Additional parameters are available when you backup and restore large number of files that are located on CephFS. The optimal values depend on your individual environment, but the values in this example represent backup and restore of a million files. For such large number of files, you must be on OpenShift Container Platform 4.14 or later, and Data Foundation 4.12 or later.

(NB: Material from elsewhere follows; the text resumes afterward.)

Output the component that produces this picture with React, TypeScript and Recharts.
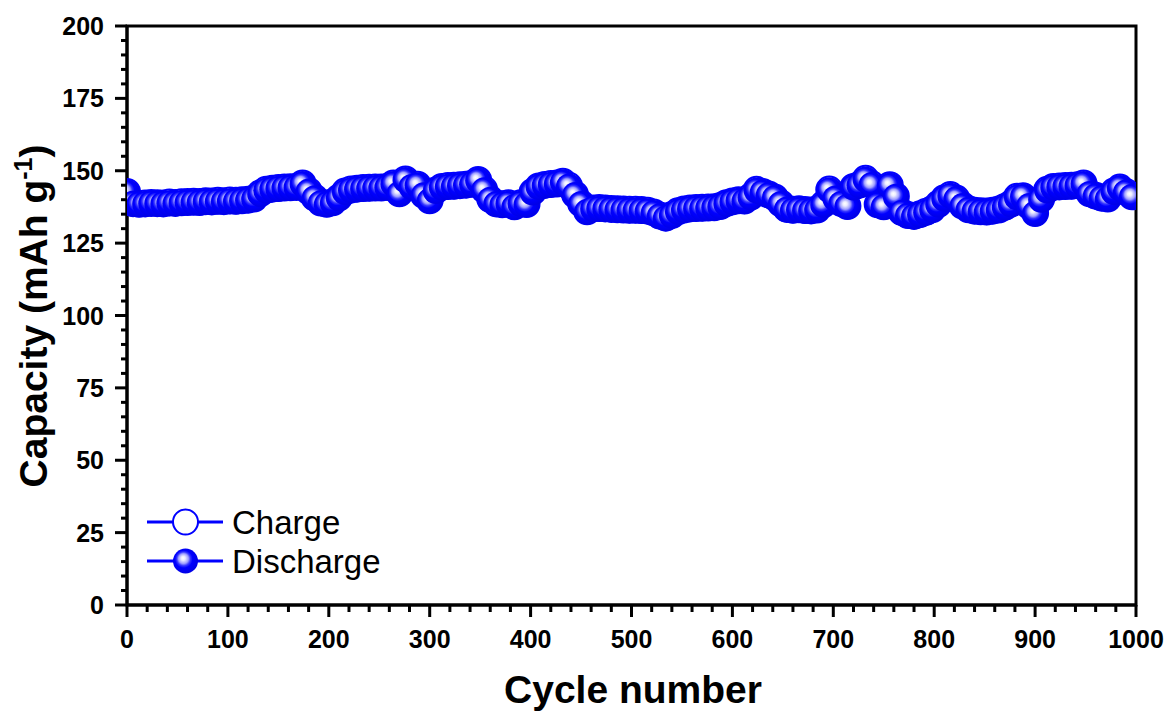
import React from "react";
import { ComposedChart, Line, XAxis, YAxis, ReferenceArea } from "recharts";

// cycle number of each plotted point
const CYCLES = [
  0, 6, 12, 18, 24, 30, 36, 42, 48, 54,
  60, 66, 72, 78, 84, 90, 96, 102, 108, 114,
  120, 126, 132, 138, 144, 150, 156, 162, 168, 174,
  180, 186, 192, 198, 204, 210, 216, 222, 228, 234,
  240, 246, 252, 258, 264, 270, 276, 282, 288, 294,
  300, 306, 312, 318, 324, 330, 336, 342, 348, 354,
  360, 366, 372, 378, 384, 390, 396, 402, 408, 414,
  420, 426, 432, 438, 444, 450, 456, 462, 468, 474,
  480, 486, 492, 498, 504, 510, 516, 522, 528, 534,
  540, 546, 552, 558, 564, 570, 576, 582, 588, 594,
  600, 606, 612, 618, 624, 630, 636, 642, 648, 654,
  660, 666, 672, 678, 684, 690, 696, 702, 708, 714,
  720, 726, 732, 738, 744, 750, 756, 762, 768, 774,
  780, 786, 792, 798, 804, 810, 816, 822, 828, 834,
  840, 846, 852, 858, 864, 870, 876, 882, 888, 894,
  900, 906, 912, 918, 924, 930, 936, 942, 948, 954,
  960, 966, 972, 978, 984, 990, 996,
];

const DISCHARGE = [
  142.5, 138.6, 138.4, 138.5, 138.7, 138.6, 138.5, 138.8, 138.7, 138.9,
  139.0, 139.1, 139.0, 139.3, 139.2, 139.4, 139.3, 139.5, 139.4, 139.6,
  139.8, 140.2, 142.0, 143.2, 143.6, 143.8, 144.0, 144.1, 144.2, 145.4,
  142.8, 140.5, 138.8, 138.4, 138.9, 140.5, 142.6, 143.3, 143.6, 143.8,
  143.9, 144.0, 144.0, 144.2, 145.4, 142.0, 146.8, 144.4, 145.0, 141.5,
  139.6, 143.0, 144.2, 144.5, 144.6, 144.8, 145.0, 145.3, 146.6, 143.3,
  140.0, 138.5, 138.2, 138.6, 137.5, 138.6, 138.3, 142.5, 144.4, 144.9,
  145.2, 145.4, 146.0, 144.6, 141.6, 138.5, 135.8, 136.8, 136.9, 136.8,
  136.6, 136.5, 136.4, 136.3, 136.3, 136.2, 136.0, 135.4, 134.3, 133.6,
  134.5, 135.8, 136.4, 136.8, 136.9, 137.0, 137.1, 137.2, 137.6, 138.6,
  139.2, 139.6, 139.5, 140.8, 143.2, 142.5, 141.6, 140.6, 138.5, 136.6,
  136.3, 136.5, 136.2, 136.1, 136.4, 138.2, 143.3, 140.4, 138.6, 137.6,
  144.2, 145.0, 147.0, 145.1, 138.2, 137.5, 144.8, 141.0, 135.5, 134.5,
  134.2, 134.8, 135.6, 136.5, 138.3, 140.3, 141.4, 140.2, 137.8, 136.5,
  136.0, 135.8, 135.7, 136.0, 136.4, 137.3, 138.4, 140.8, 141.0, 137.8,
  135.2, 140.0, 143.2, 144.2, 144.4, 144.5, 144.6, 144.8, 145.4, 142.0,
  141.2, 140.5, 140.2, 142.6, 144.0, 142.5, 141.0,
];

const CHARGE = [
  142.7, 138.8, 138.6, 138.7, 138.9, 138.8, 138.7, 139.0, 138.9, 139.1,
  139.2, 139.3, 139.2, 139.5, 139.4, 139.6, 139.5, 139.7, 139.6, 139.8,
  140.0, 140.4, 142.2, 143.4, 143.8, 144.0, 144.2, 144.3, 144.4, 145.6,
  143.0, 140.7, 139.0, 138.6, 139.1, 140.7, 142.8, 143.5, 143.8, 144.0,
  144.1, 144.2, 144.2, 144.4, 145.6, 142.2, 147.0, 144.6, 145.2, 141.7,
  139.8, 143.2, 144.4, 144.7, 144.8, 145.0, 145.2, 145.5, 146.8, 143.5,
  140.2, 138.7, 138.4, 138.8, 137.7, 138.8, 138.5, 142.7, 144.6, 145.1,
  145.4, 145.6, 146.2, 144.8, 141.8, 138.7, 136.0, 137.0, 137.1, 137.0,
  136.8, 136.7, 136.6, 136.5, 136.5, 136.4, 136.2, 135.6, 134.5, 133.8,
  134.7, 136.0, 136.6, 137.0, 137.1, 137.2, 137.3, 137.4, 137.8, 138.8,
  139.4, 139.8, 139.7, 141.0, 143.4, 142.7, 141.8, 140.8, 138.7, 136.8,
  136.5, 136.7, 136.4, 136.3, 136.6, 138.4, 143.5, 140.6, 138.8, 137.8,
  144.4, 145.2, 147.2, 145.3, 138.4, 137.7, 145.0, 141.2, 135.7, 134.7,
  134.4, 135.0, 135.8, 136.7, 138.5, 140.5, 141.6, 140.4, 138.0, 136.7,
  136.2, 136.0, 135.9, 136.2, 136.6, 137.5, 138.6, 141.0, 141.2, 138.0,
  135.4, 140.2, 143.4, 144.4, 144.6, 144.7, 144.8, 145.0, 145.6, 142.2,
  141.4, 140.7, 140.4, 142.8, 144.2, 142.7, 141.2,
];

const X_TICKS = [
  0, 20, 40, 60, 80, 100, 120, 140, 160, 180, 200, 220, 240, 260, 280, 300,
  320, 340, 360, 380, 400, 420, 440, 460, 480, 500, 520, 540, 560, 580, 600,
  620, 640, 660, 680, 700, 720, 740, 760, 780, 800, 820, 840, 860, 880, 900,
  920, 940, 960, 980, 1000,
];
const X_LABELED = [0, 100, 200, 300, 400, 500, 600, 700, 800, 900, 1000];

const Y_TICKS = [
  0, 5, 10, 15, 20, 25, 30, 35, 40, 45, 50, 55, 60, 65, 70, 75, 80, 85, 90,
  95, 100, 105, 110, 115, 120, 125, 130, 135, 140, 145, 150, 155, 160, 165,
  170, 175, 180, 185, 190, 195, 200,
];
const Y_LABELED = [0, 25, 50, 75, 100, 125, 150, 175, 200];

const BLUE = "#0000ff";
const FONT = "'Liberation Sans', Arial, sans-serif";
const MARKER_R = 13;

const data = CYCLES.map((c, i) => ({ cycle: c, charge: CHARGE[i], discharge: DISCHARGE[i] }));

function renderXTick(props: any) {
  const { x, y, payload, index } = props;
  const major = X_LABELED.includes(payload.value);
  return (
    <g key={`xt-${index}`}>
      <line x1={x} y1={y} x2={x} y2={y + (major ? 12 : 7)} stroke="#000" strokeWidth={3} />
      {major && (
        <text x={x} y={y + 43} textAnchor="middle" fontFamily={FONT} fontWeight="bold" fontSize={25} fill="#000">
          {payload.value}
        </text>
      )}
    </g>
  );
}

function renderYTick(props: any) {
  const { x, y, payload, index } = props;
  const major = Y_LABELED.includes(payload.value);
  return (
    <g key={`yt-${index}`}>
      <line x1={x} y1={y} x2={x - (major ? 12 : 6)} y2={y} stroke="#000" strokeWidth={3} />
      {major && (
        <text x={x - 23} y={y} dy="0.36em" textAnchor="end" fontFamily={FONT} fontWeight="bold" fontSize={25} fill="#000">
          {payload.value}
        </text>
      )}
    </g>
  );
}

const chargeDot = (props: any) => {
  const { cx, cy, index } = props;
  if (cx == null || cy == null) return <g key={`c-${index}`} />;
  return <circle key={`c-${index}`} cx={cx} cy={cy} r={MARKER_R} fill="#fff" stroke={BLUE} strokeWidth={2} />;
};

const dischargeDot = (props: any) => {
  const { cx, cy, index } = props;
  if (cx == null || cy == null) return <g key={`d-${index}`} />;
  return <circle key={`d-${index}`} cx={cx} cy={cy} r={MARKER_R} fill="url(#sphere)" />;
};

function SphereGradient({ id }: { id: string }) {
  return (
    <radialGradient id={id} cx="0.45" cy="0.45" r="0.55" fx="0.4" fy="0.38">
      <stop offset="0" stopColor="#ffffff" />
      <stop offset="0.15" stopColor="#ececff" />
      <stop offset="0.36" stopColor="#a0a0ff" />
      <stop offset="0.5" stopColor="#3535ff" />
      <stop offset="0.64" stopColor="#0000ff" />
      <stop offset="1" stopColor="#0000e6" />
    </radialGradient>
  );
}

export default function App() {
  return (
    <div style={{ position: "absolute", left: 0, top: 0, width: 1171, height: 715, background: "#fff" }}>
      <ComposedChart
        width={1171}
        height={715}
        data={data}
        margin={{ top: 26, right: 35, bottom: 80, left: 67 }}
      >
        <defs>
          <SphereGradient id="sphere" />
        </defs>
        <XAxis
          dataKey="cycle"
          type="number"
          domain={[0, 1000]}
          ticks={X_TICKS}
          interval={0}
          height={30}
          tickSize={0}
          tickMargin={0}
          tickLine={false}
          tick={renderXTick}
          axisLine={{ stroke: "#000", strokeWidth: 3 }}
          allowDataOverflow
        />
        <YAxis
          type="number"
          domain={[0, 200]}
          ticks={Y_TICKS}
          interval={0}
          width={60}
          tickSize={0}
          tickMargin={0}
          tickLine={false}
          tick={renderYTick}
          axisLine={{ stroke: "#000", strokeWidth: 3 }}
          allowDataOverflow
        />
        <Line
          dataKey="charge"
          stroke={BLUE}
          strokeWidth={2}
          dot={chargeDot}
          activeDot={false}
          isAnimationActive={false}
        />
        <Line
          dataKey="discharge"
          stroke={BLUE}
          strokeWidth={2}
          dot={dischargeDot}
          activeDot={false}
          isAnimationActive={false}
        />
        <ReferenceArea x1={0} x2={1000} y1={0} y2={200} fill="none" stroke="#000" strokeWidth={3} />
      </ComposedChart>

      <svg width={1171} height={715} style={{ position: "absolute", left: 0, top: 0, pointerEvents: "none" }}>
        <defs>
          <SphereGradient id="sphereLegend" />
        </defs>
        <text
          x={47}
          y={316}
          transform="rotate(-90 47 316)"
          textAnchor="middle"
          fontFamily={FONT}
          fontWeight="bold"
          fontSize={39}
          fill="#000"
        >
          Capacity (mAh g
          <tspan fontSize={25} dy={-15}>-1</tspan>
          <tspan dy={15}>)</tspan>
        </text>
        <text x={633} y={703} textAnchor="middle" fontFamily={FONT} fontWeight="bold" fontSize={39} fill="#000">
          Cycle number
        </text>

        <line x1={147} y1={522} x2={223} y2={522} stroke={BLUE} strokeWidth={3} />
        <circle cx={185.5} cy={522} r={12.5} fill="#fff" stroke={BLUE} strokeWidth={2} />
        <text x={232} y={534} fontFamily={FONT} fontSize={33} fill="#000">Charge</text>

        <line x1={147} y1={561} x2={223} y2={561} stroke={BLUE} strokeWidth={3} />
        <circle cx={185.5} cy={561} r={12.5} fill="url(#sphereLegend)" />
        <text x={232} y={573} fontFamily={FONT} fontSize={33} fill="#000">Discharge</text>
      </svg>
    </div>
  );
}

Set up the following Backup & Restore parameters:
  • In the same config map, increase the amount of ephemeral storage the data mover is allowed to use. Increase datamoverJobpodEphemeralStorageLimit to 4000Mi or more.
Set up the following Red Hat® OpenShift Data Foundation parameters:
  • Increase the resources available to Red Hat OpenShift Data Foundation. Increase the limits and requests for the two MDS pods, for example, to 2 cpu and 32 Gi memory. For the procedure to change, see Changing resources for the OpenShift Data Foundation components.
  • Set up to Prevent SELinux relabeling:

    At restore time, OpenShift attempts to relabel each of the files. If it takes too long, the restored pod fail with CreateContainerError. This article explains the situation and some of the possible workarounds to prevent the relabeling: https://access.redhat.com/solutions/6221251.

Use the following steps to understand whether your backups fail due to a large number of files:
  1. Run the following command to check whether the MDS pods are restarting:
    oc get pod -n openshift-storage |grep mds
  2. If they are restart, check the termination reason:
    1. Describe the pod.
    2. Check whether the termination is OOM Kill.
  3. Run the following command to check the memory usage by the MDS pods and monitor for memory usage:
    oc adm top pod -n openshift-storage
  4. If the memory usage keeps spiking until the pod restarts, then see Changing resources for the OpenShift Data Foundation components.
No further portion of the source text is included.